Cuando bajé de Buenos Aires a El Bolsón, Román me recomendó buscar a Alex Zalazar, y la encontré, justo conformando un nuevo grupo. Ella me abrazó y dio familia. Esa es mi tribu hoy y me encanta poder resignificar esa palabra, desde nuevos lugares y prácticas, desde la conciencia de lo que realmente necesito y deseo. Los movimientos de cada encuentro, ese escurrirme entre las miradas, los cuerpos que abrazan, el salón rodeado de árboles y con la montaña guardiana, son para mí un acto de rendición ante la vida. Es aceptarla y abrazarla sin juzgar lo que es. Lo que soy.
Mi gratitud con estos seres y estos encuentros me sabe a deuda, en el sentido más poético de la palabra, porque me siento cada vez más cómoda con/en mi cuerpo, porque habito este montón de sangre y músculos que cada día se sueltan un poquito más, aprendiendo a vivir sin la mirada del tigre invisible, con la conciencia de que puedo maternarme, es decir, cuidarme, consolarme, escucharme y tratarme cariñosamente. Porque además cuento con una red alucinante de personas que elijo y me eligen para transitar los caminos viejos y nacientes.

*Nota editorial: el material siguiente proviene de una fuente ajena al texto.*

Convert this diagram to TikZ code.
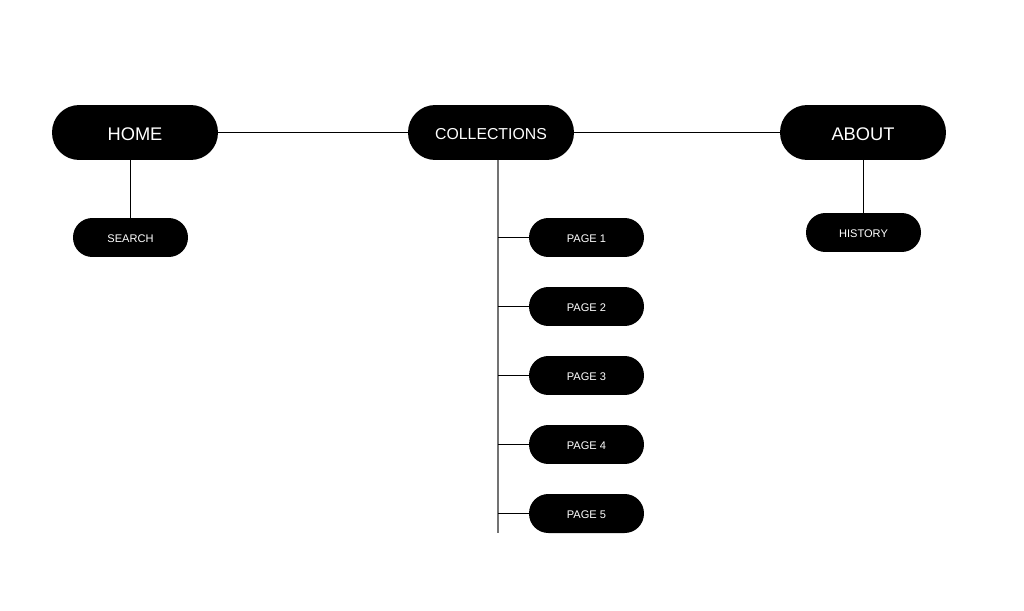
\documentclass[tikz,border=0pt]{standalone}
\usepackage{fontspec}
\setmainfont{Liberation Sans}
\usetikzlibrary{calc}

\begin{document}
\begin{tikzpicture}[x=0.02cm, y=-0.02cm,
  link/.style={black, line width=0.6pt},
  trunkline/.style={black!55, line width=1.1pt},
  topbox/.style={fill=black, text=white, rectangle, rounded corners=15.5pt,
    minimum width=3.32cm, minimum height=1.1cm, inner sep=0pt, text depth=0pt},
  subbox/.style={fill=black, text=white, rectangle, rounded corners=11pt,
    minimum width=2.3cm, minimum height=0.78cm, inner sep=0pt, text depth=0pt,
    text height=5.6pt, font=\fontsize{6.3}{7}\selectfont}]
  \useasboundingbox[fill=white] (0,0) rectangle (1024,611);
  % top level
  \node[topbox, text height=9.2pt, font=\fontsize{10.4}{12}\selectfont] (home) at (135,132.5) {HOME};
  \node[topbox, text height=8pt, font=\fontsize{9}{11}\selectfont] (collections) at (491,132.5) {COLLECTIONS};
  \node[topbox, text height=9.2pt, font=\fontsize{10.4}{12}\selectfont] (about) at (863,132.5) {ABOUT};
  % second level
  \node[subbox] (search) at (130.5,237.5) {SEARCH};
  \node[subbox] (history) at (863.5,232.5) {HISTORY};
  \foreach \i in {1,...,5}
    \node[subbox] (page\i) at (586.5,{237.5+69*(\i-1)}) {PAGE \i};
  \coordinate (trunk) at (498,160);
  \coordinate (trunkend) at (498,533);
  % connectors
  \draw[link] (home.east) -- (collections.west);
  \draw[link] (collections.east) -- (about.west);
  \draw[link] (search.north) -- (search.north |- home.south);
  \draw[link] (history.north) -- (history.north |- about.south);
  \draw[trunkline] (trunk) -- (trunkend);
  \foreach \i in {1,...,5}
    \draw[link] (page\i.west) -- (page\i.west -| trunk);
\end{tikzpicture}
\end{document}
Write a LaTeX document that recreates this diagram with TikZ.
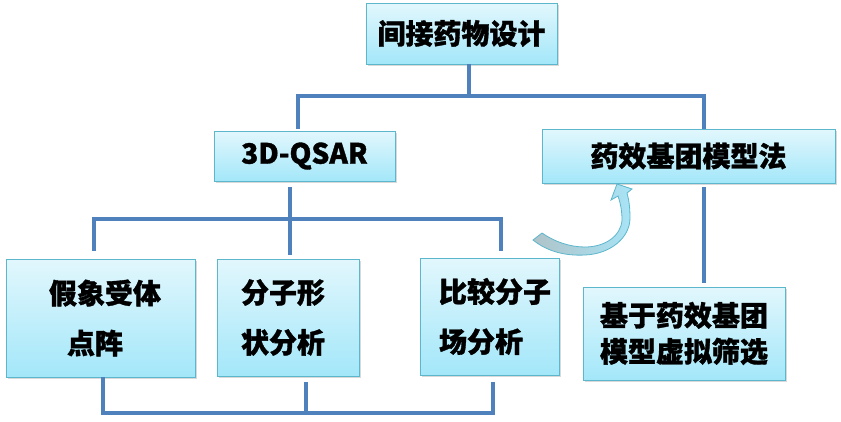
\documentclass[tikz,border=0pt]{standalone}
\usepackage{fontspec}
\newfontfamily\cjk{Noto Sans CJK SC}[BoldFeatures={FakeBold=1.2}]
\usetikzlibrary{shadows}
\definecolor{boxtop}{HTML}{E2F7FD}
\definecolor{boxbot}{HTML}{A3E7F9}
\definecolor{boxedge}{HTML}{5CB6CC}
\definecolor{linkblue}{HTML}{4F81BD}
\definecolor{arrowtail}{HTML}{AFC3C8}
\definecolor{arrowhead}{HTML}{A8E4F6}
\tikzset{link/.style={draw=linkblue,line width=4pt},
  box/.style={draw=boxedge,line width=.9pt,top color=boxtop,bottom color=boxbot,inner sep=0pt,
    font=\cjk\bfseries\fontsize{28}{36}\selectfont,
    drop shadow={opacity=.3,shadow xshift=2pt,shadow yshift=-2pt}},
  twoline/.style={box,align=left,inner xsep=0pt,font=\cjk\bfseries\fontsize{28}{50}\selectfont}}
\begin{document}
\begin{tikzpicture}[x=1pt,y=-1pt]
\useasboundingbox (0,0) rectangle (841,421);
\node[box,minimum width=191pt,minimum height=61pt](top)at(461.5,33.5){间接药物设计};
\node[box,minimum width=181pt,minimum height=50pt](qsar)at(304.5,156){3D-QSAR};
\node[box,minimum width=293pt,minimum height=54pt](pharm)at(688.5,156){药效基团模型法};
\node[twoline,text width=189pt,minimum height=118pt](recep)at(100.5,318){\hspace*{43pt}假象受体\\\hspace*{61pt}点阵};
\node[twoline,text width=142pt,minimum height=117pt](shape)at(288,317.5){\hspace*{24pt}分子形\\\hspace*{24pt}状分析};
\node[twoline,text width=139pt,minimum height=117pt](field)at(489.5,316.5){\hspace*{19pt}比较分子\\\hspace*{19pt}场分析};
\node[box,align=center,minimum width=202pt,minimum height=93pt](screen)at(684,333.5){基于药效基团\\模型虚拟筛选};
% tree links
\coordinate(busA)at(469,96);\coordinate(busB)at(290,219);\coordinate(busC)at(306,413);
\draw[link](top.south -| busA)--(busA);
\draw[link]([xshift=-6.5pt,yshift=2pt]qsar.north)|-(busA)-|([xshift=15.5pt]pharm.north);
\draw[link]([yshift=-6pt]qsar.south -| busB)--([yshift=4pt]shape.north -| busB);
\draw[link]([xshift=-6.5pt,yshift=8pt]recep.north)|-(busB)-|([xshift=11.5pt,yshift=7pt]field.north);
\draw[link]([xshift=15.5pt,yshift=-4pt]pharm.south)--([xshift=20pt,yshift=4pt]screen.north);
\draw[link]([xshift=2.5pt]recep.south)|-(busC)-|([xshift=3.5pt,yshift=-7pt]field.south);
\draw[link]([xshift=18pt,yshift=-6pt]shape.south)--(busC);
% curved arrow
\draw[boxedge,line width=.8pt,left color=arrowtail,right color=arrowhead]
  (533,240)..controls(548,252)and(566,256)..(585,255)..controls(610,254)and(630,238)..(630,218)
  ..controls(630,208)and(629,200)..(627,193)--(632,189)--(617,184)--(611,200)--(618,196)
  ..controls(621,205)and(622,212)..(622,220)..controls(621,236)and(605,247)..(585,247)
  ..controls(570,247)and(555,242)..(542,233)--cycle;
\end{tikzpicture}
\end{document}
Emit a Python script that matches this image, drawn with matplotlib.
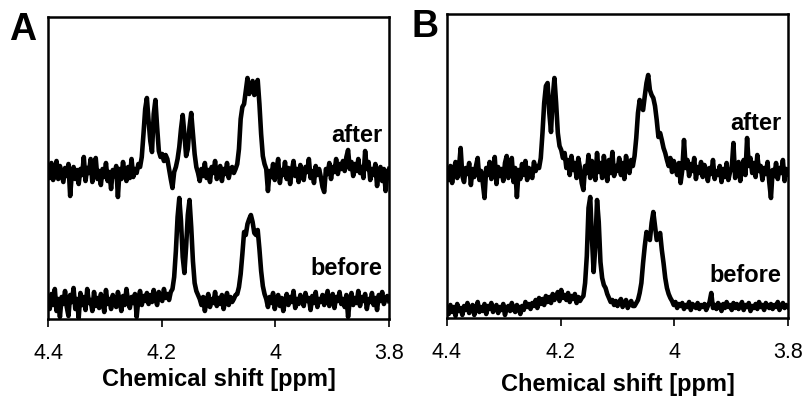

La deuda es con mis profes y con los amorosos cuerpos que con sus abrazos me consuelan y enseñan sobre ellos y sobre mí, porque la individualidad y lo comunitario pueden y deben coexistir. Nuestra existencia (in)finita se mueve simbólicamente entre ambos planos. Pero, sobre todo, la deuda es conmigo misma, conmigo cuerpo, conmigo existencia de tierra y cielo, de luces y sombras. Sigo aprendiendo a danzar con ellas sin juzgarlas, a aceptarlas radicalmente como mi ser/estar en el mundo, con la claridad de que toda decisión es perfecta porque me trajo hasta aquí.